22.3.4 Wijzigingsbevoegdheid
Burgemeester en wethouders kunnen de bestemming op onderdelen wijzigen teneinde de aanduiding "veiligheidszone - lpg" te wijzigen in die zin dat:
- de aanduiding "veiligheidszone - lpg" vervalt, indien uit nader onderzoek is gebleken dat de risicovolle inrichting buiten werking is gesteld;
- de aanduiding "veiligheidszone - lpg" wordt verkleind, indien uit onderzoek is gebleken dat door een wijziging van de bedrijfsvoering in de risicovolle inrichting de plaatsgebonden risicocontour kleiner is geworden of dat door aangepaste wet- en regelgeving, nieuwe inzichten, danwel nieuwe rekenmethoden een kleinere plaatsgebonden risicocontour geldt.
22.4 Geluidzone-weg
- Ter plaatse van de aanduiding "geluidzone weg" mogen op gronden gelegen binnen deze zone, in afwijking van het bepaalde elders in de regels van dit plan, geen woningen of andere geluidgevoelige objecten worden gebouwd.

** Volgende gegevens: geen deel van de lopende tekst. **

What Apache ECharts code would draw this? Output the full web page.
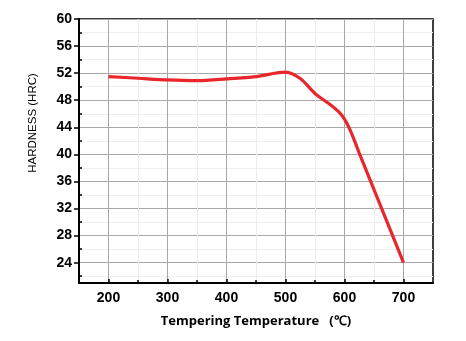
<!DOCTYPE html>
<html>
<head>
<meta charset="utf-8">
<script src="https://cdn.jsdelivr.net/npm/echarts@6/dist/echarts.min.js"></script>
<style>html,body{margin:0;padding:0;background:#fff}#c{width:466px;height:341px}</style>
</head>
<body>
<div id="c"></div>
<script>
var temps = [200, 250, 300, 350, 400, 450, 500, 525, 550, 575, 590, 600, 610, 625, 650, 675, 700];
var hardness = [51.5, 51.25, 51.0, 50.9, 51.15, 51.5, 52.15, 51.2, 49.0, 47.4, 46.3, 45.2, 43.5, 40.2, 34.8, 29.4, 24.0];
var xMajor = [200, 300, 400, 500, 600, 700];
var xMinor = [250, 350, 450, 550, 650];
var yMajor = [24, 28, 32, 36, 40, 44, 48, 52, 56, 60];
var yMinor = [22, 26, 30, 34, 38, 42, 46, 50, 54, 58];
var xTitle = 'Tempering Temperature   (\u2103)';
var yTitle = 'HARDNESS (HRC)';

var chart = echarts.init(document.getElementById('c'), null, {renderer: 'canvas'});
var labelFont = {color: '#000', fontWeight: 'bold', fontSize: 14, fontFamily: 'Liberation Sans, Arial, sans-serif'};
chart.setOption({
  animation: false,
  backgroundColor: '#fff',
  grid: {left: 79, right: 33, top: 19, bottom: 58, show: true, borderColor: '#000', borderWidth: 1.5, containLabel: false},
  xAxis: [{
    type: 'value', min: 150, max: 750, position: 'bottom',
    name: xTitle, nameLocation: 'middle', nameGap: 32,
    nameTextStyle: {color: '#000', fontWeight: 'bold', fontSize: 13, fontFamily: 'Open Sans, sans-serif'},
    axisLine: {show: true, lineStyle: {color: '#000', width: 2}},
    axisTick: {show: true, inside: true, length: 4, customValues: xMajor, lineStyle: {color: '#000', width: 1.5}},
    axisLabel: Object.assign({customValues: xMajor, margin: 8}, labelFont),
    splitLine: {show: true, lineStyle: {color: '#a8a8a8', width: 1}}
  }, {
    type: 'value', min: 150, max: 750, position: 'bottom', offset: 0,
    axisLine: {show: false},
    axisTick: {show: true, inside: true, length: 3, customValues: xMinor, lineStyle: {color: '#000', width: 1.5}},
    axisLabel: {show: false, customValues: xMinor},
    splitLine: {show: true, lineStyle: {color: '#ececec', width: 1}}
  }],
  yAxis: [{
    type: 'value', min: 21, max: 60, position: 'left',
    axisLine: {show: true, lineStyle: {color: '#000', width: 2}},
    axisTick: {show: true, inside: false, length: 5, customValues: yMajor, lineStyle: {color: '#000', width: 1.5}},
    axisLabel: Object.assign({customValues: yMajor, margin: 7}, labelFont),
    splitLine: {show: true, lineStyle: {color: '#a8a8a8', width: 1}}
  }, {
    type: 'value', min: 21, max: 60, position: 'left', offset: 0,
    axisLine: {show: false},
    axisTick: {show: true, inside: true, length: 3, customValues: yMinor, lineStyle: {color: '#000', width: 1.5}},
    axisLabel: {show: false, customValues: yMinor},
    splitLine: {show: true, lineStyle: {color: '#efefef', width: 1}}
  }],
  graphic: [{
    type: 'text', x: 33, y: 123, rotation: Math.PI / 2,
    style: {text: yTitle, fill: '#000', font: '11.5px "Liberation Sans", Arial, sans-serif', textAlign: 'center', textVerticalAlign: 'middle'}
  }],
  series: [{
    type: 'line', xAxisIndex: 0, yAxisIndex: 0,
    data: temps.map(function (t, i) { return [t, hardness[i]]; }),
    smooth: 0.3, showSymbol: false, symbol: 'none',
    lineStyle: {color: '#e8262b', width: 3.2}
  }]
});
</script>
</body>
</html>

- Het onder a genoemde bouwverbod geldt niet:
- voor het vernieuwen, veranderen of vergroten van woningen of andere geluidgevoelige objecten overeenkomstig de regels van dit plan, mits daarbij de afstand tot de weg niet wordt verkleind, de bouwhoogte van het gebouw niet toeneemt, het aantal woningen of andere geluidgevoelige objecten niet toeneemt en wordt voldaan aan de van toepassing zijnde eisen voor de karakteristieke geluidwering uit het Bouwbesluit;
- indien burgemeester en wethouders ten behoeve van de bouw van de woningen of andere geluidgevoelige objecten een hogere grenswaarde hebben vastgesteld en wordt voldaan aan de van toepassing zijnde eisen voor de karakteristieke geluidwering uit het Bouwbesluit;
- indien door middel van akoestisch onderzoek wordt aangetoond dat door het treffen van een maatregel, zoals het aanbrengen van geluidreducerend asfalt of de plaatsing van een geluidscherm, een situatie kan worden gecreëerd, waardoor de geluidsbelasting op de gevels van de woning of het andere geluidsgevoelige object ten hoogste 48 dB bedraagt;
- indien de naar de weg gekeerde zijde van de woning of van het andere geluidgevoelige object voldoet aan de voorwaarden, zoals vermeld in artikel 1b, lid 5 van de Wet geluidhinder en door middel van akoestisch onderzoek is aangetoond, dat minimaal sprake is van één geluidluwe gevel (geluidsbelasting minder dan 48 dB).